Loved Voyager! whose pages had a zest
More sweet than fiction to my wondering breast,
When, rapt in fancy, many a boyish day
I tracked his wanderings o'er the watery way,
Roamed round the Aleutian isles in waking dreams,
Or plucked the fleur-de-lys by Jesso's streams,
Or gladly leaped on that far Tartar strand,
Where Europe's anchor ne'er had bit the sand,
Where scarce a roving wild tribe crossed the plain,
Or human voice broke nature's silent reign, -
But vast and grassy deserts feed the bear,
And sweeping deer-herds dread no hunter's snare.
Such young delight his real records brought,
His truth so touched romantic springs of thought,
That, all my after life, his fate and fame
Entwined romance with Laperouse's name.
Fair were his ships, expert his gallant crews,
And glorious was the emprise of Laperouse -
Humanely glorious! Men will weep for him,
When many a guilty martial fame is dim:
He ploughed the deep to bind no captive's chain -
Pursued no rapine - strewed no wreck with slain;
And, save that in the deep themselves lie low,
His heroes plucked no wreath from human woe.
'Twas his the earth's remotest bounds to scan,
Conciliating with gifts barbaric man -
Enrich the world's contemporaneous mind,
And amplify the picture of mankind.
Far on the vast Pacific, 'midst those isles
O'er which the earliest morn of Asia smiles,
He sounded and gave charts to many a shore
And gulf of ocean new to nautic lore;
Yet he that led discovery o'er the wave,
Still finds himself an undiscovered grave.
He came not back!
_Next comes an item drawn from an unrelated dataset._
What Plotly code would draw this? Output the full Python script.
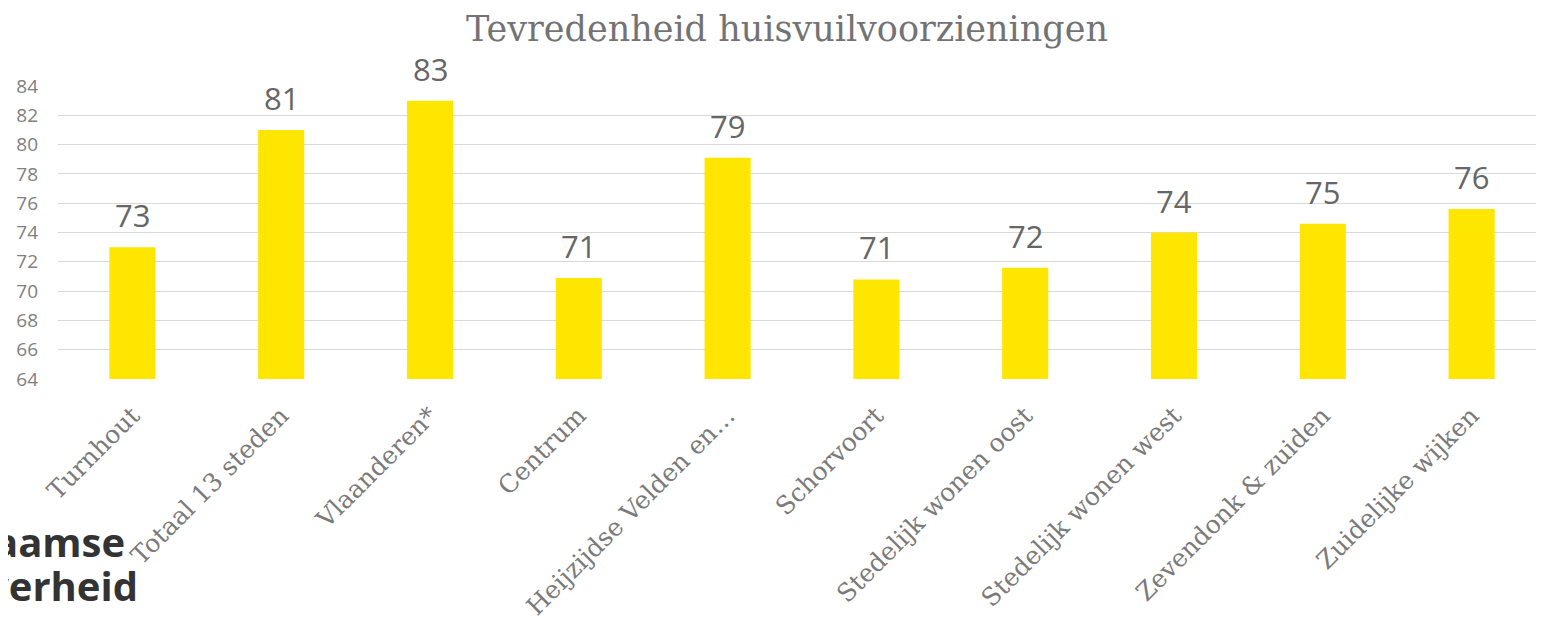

Conjecture's cheek grew pale,
Year after year; in no propitious gale
His lilied banner held its homeward way,
And Science saddened at her martyr's stay.
An age elapsed: no wreck told where or when
The chief went down with all his gallant men,
Or whether by the storm and wild sea flood
He perished, or by wilder men of blood.
The shuddering fancy only guess'd his doom,
And doubt to sorrow gave but deeper gloom.
An age elapsed: when men were dead or gray,
Whose hearts had mourned him in their youthful day,
Fame traced on Vanikoro's shore at last,
The boiling surge had mounted o'er his mast.
The islesmen told of some surviving men,
But Christian eyes beheld them ne'er again.
Sad bourne of all his toils - with all his band
To sleep, wrecked, shroudless, on a savage strand!
Yet what is all that fires a hero's scorn
Of death? - the hope to live in hearts unborn.
Life to the brave is not its fleeting breath,
But worth - foretasting fame that follows death.
That worth had Laperouse, that meed he won.
He sleeps - his life's long stormy watch is done.
In the great deep, whose boundaries and space
He measured, fate ordained his resting place;
But bade his fame, like th' ocean rolling o'er
His relics, visit every earthly shore.
Fair Science on that ocean's azure robe
Still writes his name in picturing the globe,
And paints (what fairer wreath could glory twine?)
His watery course - a world-encircling line.